Low Interest Rates Have Created New Housing Bubble, Says UBS

Low Interest Rates Have Created New Housing Bubble, Says UBS

Vancouver and London came first and second on the 2016 list of cities most at risk of real estate bubbles

A real estate for sale sign is pictured in front of a home in Vancouver on Sep. 22, 2016. PHOTO: REUTERS
ART PATNAUDEUpdated Sept. 27, 2016 9:56 a.m. ET

Housing bubbles are inflating in major cities around the world, with Vancouver and London most at risk, according to Swiss lender UBS Group.

Ultralow interest rates at global central banks have contributed to overheating in the housing market in recent years, the report from UBS Wealth Management said Tuesday.
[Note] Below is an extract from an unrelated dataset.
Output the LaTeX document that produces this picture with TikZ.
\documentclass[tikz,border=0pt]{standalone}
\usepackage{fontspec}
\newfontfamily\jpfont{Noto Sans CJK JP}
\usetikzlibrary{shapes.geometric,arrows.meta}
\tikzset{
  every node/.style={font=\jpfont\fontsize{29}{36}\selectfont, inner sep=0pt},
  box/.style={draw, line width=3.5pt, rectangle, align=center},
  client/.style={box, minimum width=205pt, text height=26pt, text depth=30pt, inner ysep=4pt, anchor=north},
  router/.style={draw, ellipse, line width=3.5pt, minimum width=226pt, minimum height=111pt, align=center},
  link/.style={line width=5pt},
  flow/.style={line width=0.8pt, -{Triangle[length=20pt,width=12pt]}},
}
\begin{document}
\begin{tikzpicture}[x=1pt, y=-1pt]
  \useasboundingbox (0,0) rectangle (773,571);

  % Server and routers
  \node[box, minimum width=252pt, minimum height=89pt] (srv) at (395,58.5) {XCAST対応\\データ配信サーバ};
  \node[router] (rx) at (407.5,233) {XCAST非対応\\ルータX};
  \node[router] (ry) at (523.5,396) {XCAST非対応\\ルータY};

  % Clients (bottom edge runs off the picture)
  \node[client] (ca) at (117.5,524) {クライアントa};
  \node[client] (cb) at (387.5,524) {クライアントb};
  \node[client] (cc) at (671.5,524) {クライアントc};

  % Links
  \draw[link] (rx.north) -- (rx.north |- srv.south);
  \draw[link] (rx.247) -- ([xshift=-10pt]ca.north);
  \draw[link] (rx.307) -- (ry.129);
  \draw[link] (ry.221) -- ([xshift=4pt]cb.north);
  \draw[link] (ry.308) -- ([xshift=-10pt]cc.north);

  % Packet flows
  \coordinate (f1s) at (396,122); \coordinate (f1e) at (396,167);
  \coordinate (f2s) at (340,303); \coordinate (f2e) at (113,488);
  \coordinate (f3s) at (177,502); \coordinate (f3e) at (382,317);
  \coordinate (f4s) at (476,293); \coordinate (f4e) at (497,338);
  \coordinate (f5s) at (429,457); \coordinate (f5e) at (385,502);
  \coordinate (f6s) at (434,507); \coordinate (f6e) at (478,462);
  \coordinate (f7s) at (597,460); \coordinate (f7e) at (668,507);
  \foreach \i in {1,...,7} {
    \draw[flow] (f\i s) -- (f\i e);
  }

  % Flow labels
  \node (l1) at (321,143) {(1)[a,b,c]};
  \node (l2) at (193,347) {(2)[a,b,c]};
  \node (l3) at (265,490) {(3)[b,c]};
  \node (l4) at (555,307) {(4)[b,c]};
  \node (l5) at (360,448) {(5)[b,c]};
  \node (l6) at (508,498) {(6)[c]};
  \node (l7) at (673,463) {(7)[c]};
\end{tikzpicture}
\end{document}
Vancouver and London came first and second on the 2016 list of cities most at risk of real estate bubbles. Bubble risk was also evident in Stockholm, Sydney, Munich and Hong Kong, UBS said.
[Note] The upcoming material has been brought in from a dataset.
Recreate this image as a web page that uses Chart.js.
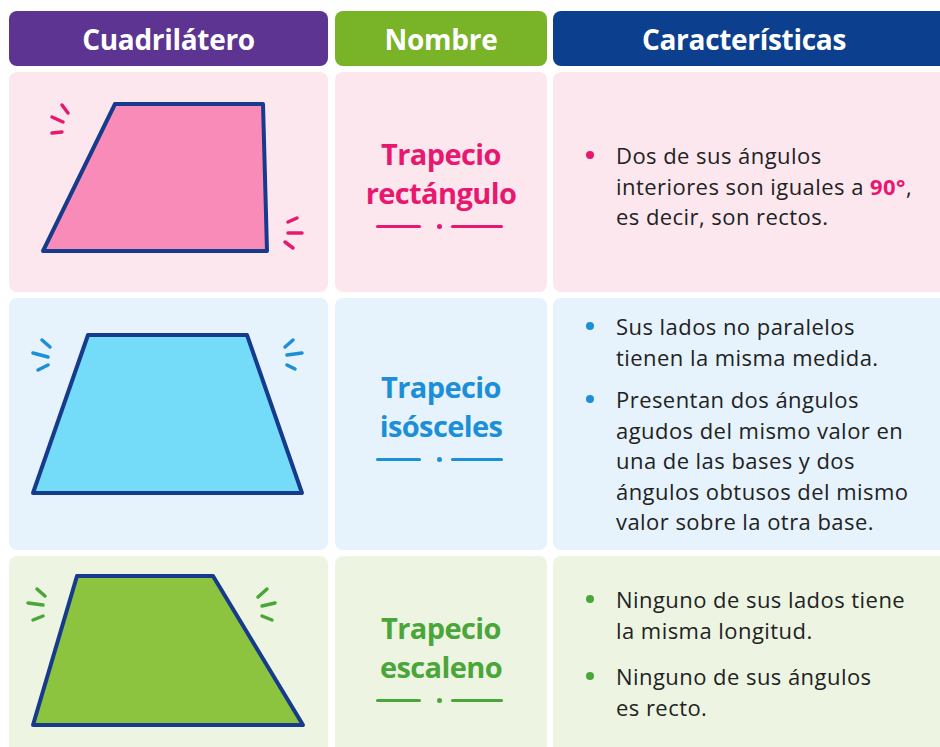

House prices in all these cities have increased by nearly 50% on average since 2011. The average price rise in other financial centers has been less than 15%.

Loose monetary policy at global central banks is a key driver behind rising prices, the report said. Low interest rates have pushed investors to hunt for returns in tangible assets, “so it is hardly any wonder that housing markets are again overheating,” according to report authors Claudio Saputelli and Matthias Holzhey.
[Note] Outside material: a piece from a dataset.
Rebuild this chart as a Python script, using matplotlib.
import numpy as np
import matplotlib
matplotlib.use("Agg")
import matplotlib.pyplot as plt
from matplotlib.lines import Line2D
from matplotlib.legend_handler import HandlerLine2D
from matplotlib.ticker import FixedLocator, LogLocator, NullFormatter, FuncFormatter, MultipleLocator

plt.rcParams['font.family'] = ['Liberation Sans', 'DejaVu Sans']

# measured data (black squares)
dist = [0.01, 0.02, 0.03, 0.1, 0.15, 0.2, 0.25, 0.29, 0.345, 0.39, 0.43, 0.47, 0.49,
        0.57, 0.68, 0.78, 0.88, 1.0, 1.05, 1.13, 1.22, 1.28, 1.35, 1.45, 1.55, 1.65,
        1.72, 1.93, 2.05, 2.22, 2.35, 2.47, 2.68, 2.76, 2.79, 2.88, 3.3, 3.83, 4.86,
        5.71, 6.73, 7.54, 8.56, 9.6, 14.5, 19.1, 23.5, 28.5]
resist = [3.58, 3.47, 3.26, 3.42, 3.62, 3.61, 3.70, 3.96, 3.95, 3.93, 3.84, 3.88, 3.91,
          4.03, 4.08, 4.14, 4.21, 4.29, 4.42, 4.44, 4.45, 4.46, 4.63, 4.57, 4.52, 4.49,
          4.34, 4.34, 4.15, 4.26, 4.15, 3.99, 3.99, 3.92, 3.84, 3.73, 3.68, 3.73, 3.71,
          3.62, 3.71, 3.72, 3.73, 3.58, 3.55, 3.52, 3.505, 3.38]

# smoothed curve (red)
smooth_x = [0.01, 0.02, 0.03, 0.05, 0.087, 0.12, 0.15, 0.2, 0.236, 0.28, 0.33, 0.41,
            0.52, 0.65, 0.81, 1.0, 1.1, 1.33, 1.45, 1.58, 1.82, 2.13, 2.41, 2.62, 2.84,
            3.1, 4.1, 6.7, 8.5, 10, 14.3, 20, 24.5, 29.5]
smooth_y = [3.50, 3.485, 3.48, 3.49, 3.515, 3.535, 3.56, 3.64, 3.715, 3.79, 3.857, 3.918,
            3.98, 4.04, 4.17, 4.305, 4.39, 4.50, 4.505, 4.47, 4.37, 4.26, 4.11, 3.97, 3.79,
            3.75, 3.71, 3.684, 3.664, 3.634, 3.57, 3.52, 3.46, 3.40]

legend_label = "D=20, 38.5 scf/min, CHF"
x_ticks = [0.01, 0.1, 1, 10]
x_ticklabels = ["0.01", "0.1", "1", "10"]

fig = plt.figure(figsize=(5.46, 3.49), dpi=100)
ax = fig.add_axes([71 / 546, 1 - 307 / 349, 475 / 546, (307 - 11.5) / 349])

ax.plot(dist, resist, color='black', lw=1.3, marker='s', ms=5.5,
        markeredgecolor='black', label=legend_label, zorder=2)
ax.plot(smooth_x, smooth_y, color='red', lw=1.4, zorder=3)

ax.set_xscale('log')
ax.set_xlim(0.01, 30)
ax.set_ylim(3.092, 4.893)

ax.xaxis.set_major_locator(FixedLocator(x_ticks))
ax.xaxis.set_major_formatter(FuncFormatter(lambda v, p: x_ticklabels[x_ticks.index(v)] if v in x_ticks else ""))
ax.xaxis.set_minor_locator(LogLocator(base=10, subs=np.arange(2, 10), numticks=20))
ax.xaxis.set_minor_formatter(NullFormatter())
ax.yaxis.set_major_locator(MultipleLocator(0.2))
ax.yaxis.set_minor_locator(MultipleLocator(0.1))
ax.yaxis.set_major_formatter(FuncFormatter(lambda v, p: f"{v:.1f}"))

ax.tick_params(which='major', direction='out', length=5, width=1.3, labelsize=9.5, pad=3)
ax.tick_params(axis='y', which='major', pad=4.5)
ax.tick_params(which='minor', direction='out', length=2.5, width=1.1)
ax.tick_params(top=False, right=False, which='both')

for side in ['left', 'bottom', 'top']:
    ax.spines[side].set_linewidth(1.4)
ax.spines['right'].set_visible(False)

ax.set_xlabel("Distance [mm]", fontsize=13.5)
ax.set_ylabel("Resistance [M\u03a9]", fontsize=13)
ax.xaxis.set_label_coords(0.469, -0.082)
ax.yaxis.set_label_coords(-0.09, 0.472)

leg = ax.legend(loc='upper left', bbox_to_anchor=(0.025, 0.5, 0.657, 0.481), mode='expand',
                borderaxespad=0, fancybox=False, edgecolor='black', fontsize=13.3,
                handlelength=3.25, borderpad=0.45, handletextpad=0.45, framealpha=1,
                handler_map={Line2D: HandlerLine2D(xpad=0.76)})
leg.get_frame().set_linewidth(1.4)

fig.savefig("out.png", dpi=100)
For the European Central Bank, which controls monetary policy for all 19 member countries, the inability to adjust interest rates for particular economic development in separate countries has contributed to rising house prices in the region, UBS said.

“All European cities are overvalued, apart from Milan,” the report said. Central banks in theU.K., Canada and Australia are also keeping interest rates low. Combined with stable supply of homes and strong demand from foreign buyers, especially in China, “this has produced an ideal setting for excesses in house prices,” the authors said.

Vancouver house prices have been significantly overvalued since 2007, according to UBS. Neither the financial crisis nor weakening commodity prices incited a slowdown.

In an attempt to temper soaring prices in Vancouver, the provincial government of British Columbia introduced a 15% transfer tax on foreign home buyers in August.

London and Hong Kong topped UBS’s bubble index in 2015. London has been knocked into second place this year, and Hong Kong sixth, but both are still in bubble-risk territory.

In London, an acute housing shortage and readily-available mortgages “should be able to sustain the inflated prices for the time being,” the report said.

What might pop the bubbles, and when, is impossible to predict, even in cities with the clearest signs of a problem, UBS said. “A sharp increase in supply, higher interest rates or shifts in the international flow of capital could trigger a major price correction at any time,” Mr. Holzhey, a real estate economist, said in a written statement.

Investors now buying cities considered overvalued “should not expect real price appreciation in the medium to long run,” UBS said.